Eye on the Sky
As your company grows, controlling overhead and maintaining profits requires you to be continually tracking costs.
On the business growth side, your new administrative person should be following up with customers to confirm appointments, or even to simply make sure your customers are happy. They should also be answering the phone to enhance customer service, and more importantly, track leads.
Wasted advertising
Wasted advertising expenditures are another culprit of overhead creep. "I've seen a lot of contractors with boxes of flyers they've never distributed," Babigian says. "I met a guy who had a Yellow Page ad with the wrong phone number."

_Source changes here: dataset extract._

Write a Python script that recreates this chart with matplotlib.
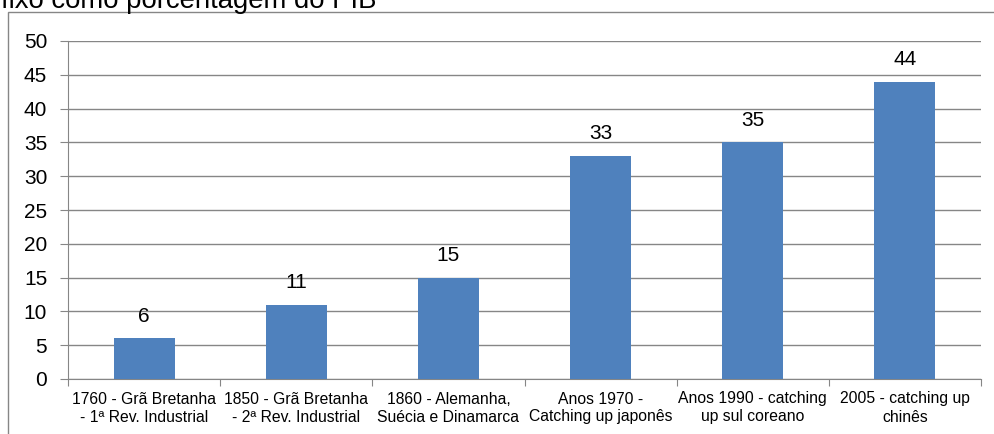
import matplotlib
matplotlib.use("Agg")
import matplotlib.pyplot as plt
from matplotlib.patches import Rectangle

categories = [
    "1760 - Grã Bretanha\n- 1ª Rev. Industrial",
    "1850 - Grã Bretanha\n- 2ª Rev. Industrial",
    "1860 - Alemanha,\nSuécia e Dinamarca",
    "Anos 1970 -\nCatching up japonês",
    "Anos 1990 - catching\nup sul coreano",
    "2005 - catching up\nchinês",
]
values = [6, 11, 15, 33, 35, 44]
yticks = [0, 5, 10, 15, 20, 25, 30, 35, 40, 45, 50]
title_text = "fixo como porcentagem do PIB"

plt.rcParams['font.family'] = ['Liberation Sans', 'DejaVu Sans']

W, H = 994, 434
fig = plt.figure(figsize=(W / 100, H / 100), dpi=100)

# outer frame
fig.patches.append(Rectangle((8 / W, -0.01), 1.02, 1 - 12 / H + 0.01, transform=fig.transFigure,
                             fill=False, edgecolor='#868686', linewidth=1.0))
fig.text(1 / W, 1 - 8 / H, title_text, fontsize=19.8, ha='left', va='baseline', color='black')

left, right = 68 / W, 981 / W
bottom, top = 1 - 379 / H, 1 - 41 / H
ax = fig.add_axes([left, bottom, right - left, top - bottom])

x = list(range(len(values)))
ax.bar(x, values, width=0.40, color='#4F81BD', zorder=3)
for xi, v in zip(x, values):
    ax.annotate(str(v), (xi, v), xytext=(0, 16), textcoords='offset points',
                ha='center', va='center', fontsize=15, color='black')

ax.set_xlim(-0.5, len(values) - 0.5)
ax.set_ylim(0, 50)
ax.set_yticks(yticks)
ax.set_yticklabels([str(t) for t in yticks], fontsize=15)
ax.yaxis.grid(True, color='#868686', linewidth=1.0, zorder=0)
ax.set_axisbelow(True)

ax.set_xticks([i - 0.5 for i in range(len(values) + 1)])
ax.set_xticklabels([])
ax.set_xticks(x, minor=True)
ax.set_xticklabels(categories, minor=True, fontsize=11.3, linespacing=1.25)
ax.tick_params(axis='x', which='minor', length=0, pad=9)
ax.tick_params(axis='x', which='major', length=5, color='#868686', direction='out')
ax.tick_params(axis='y', length=6, color='#868686', direction='out', pad=9)

for s in ['top', 'right']:
    ax.spines[s].set_visible(False)
ax.spines['left'].set_color('#868686')
ax.spines['bottom'].set_color('#868686')

fig.savefig("out.png", dpi=100)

Tracking leads and making the most of them can help you cut back on other advertising investments. "Spend more money on making more money with the leads you're already getting," Kehoe advises. "If you've been in business five years, your phone is likely ringing enough for you to make good money. Set up a lead tracking system, which can be done in Excel. You should still look for new business, but it's even more important to manage the leads that are already coming in."
Chiera has wrestled with this for the past few years as his company has gone through a growth spurt. He's spending 0.6% on advertising, down from 1.1% last year. That's mainly because his business, like so many others, is built on referrals.
"I would still like to start investing a little more in advertising as we look to grow further," Chiera says. "Advertising can definitely help you get your foot in the door in other areas. We have a nice website (impactirrigation.com) and a small Yellow Pages ad. I wouldn't mind doing more, maybe spending up to 2% on advertising, as long as I can cut overhead in other areas so our overall profitability isn't hurt."
Equipment maintenance and downtime
Currently, Chiera is looking to cut his ballooning repair and maintenance costs, which have grown to a level of nearly 5% this year. As his company has expanded, he's added a full-time mechanic to service 17 trucks, an assortment of trailers and a sizeable fleet of equipment. That mechanic's salary is a big contributor to the creep, but other factors also play a role, and Chiera wants to get a better handle on them.
"We can help our mechanic control shop costs," Chiera says. "We put a limit of $1,000 on his credit card, or he'd probably spend more. When that card starts nearing the limit one month, I take a look at what's being purchased." There's not much you can do about needed parts. But other shop expenses, such as hand tools and consumable supplies, can skyrocket if controls like this aren't put in place.
"Another thing you should do is set up a repair order system, which can also be done on an Excel spreadsheet," Kehoe says. "Mechanics in this business are notoriously unaccountable. But they should have time cards just like your employees in the field do. In fact, a mechanic's time should not be applied to anything if it's not applied to a piece of equipment and crew. Then it's easy to track down any offenders."
Controls should also be put in place to encourage employees to take better care of trucks and equipment. Kehoe says that once you hire a mechanic, operators and foremen have a tendency to get a little reckless because "someone's there to fix it if it breaks, anyway." Training is the key.
"Aside from operating equipment efficiently and safely, a lot of operators don't know how to load and store equipment on trailers properly," Kehoe points out. "Sometimes, equipment takes its worst beating up and down the highway."
Coming up with ways to encourage employees to take better care of trucks and equipment is an ongoing process for Chiera. Two years ago there was an emerging problem with trucks leaking fluids. One employee blew out an engine because it didn't have any oil. Now, the morning routine includes filling out a checklist and turning it into the mechanic.
There are also incentives if an employee does a good job of keeping equipment in good order. On the other hand, if he doesn't, he's going to be held accountable. "Every one of our employees has a point sheet," Chiera explains. "At 12 points an employee might get in some trouble; probably a written warning. Maybe he forgot to strap a blower down on the trailer, and it falls off and breaks on the highway. That's six points."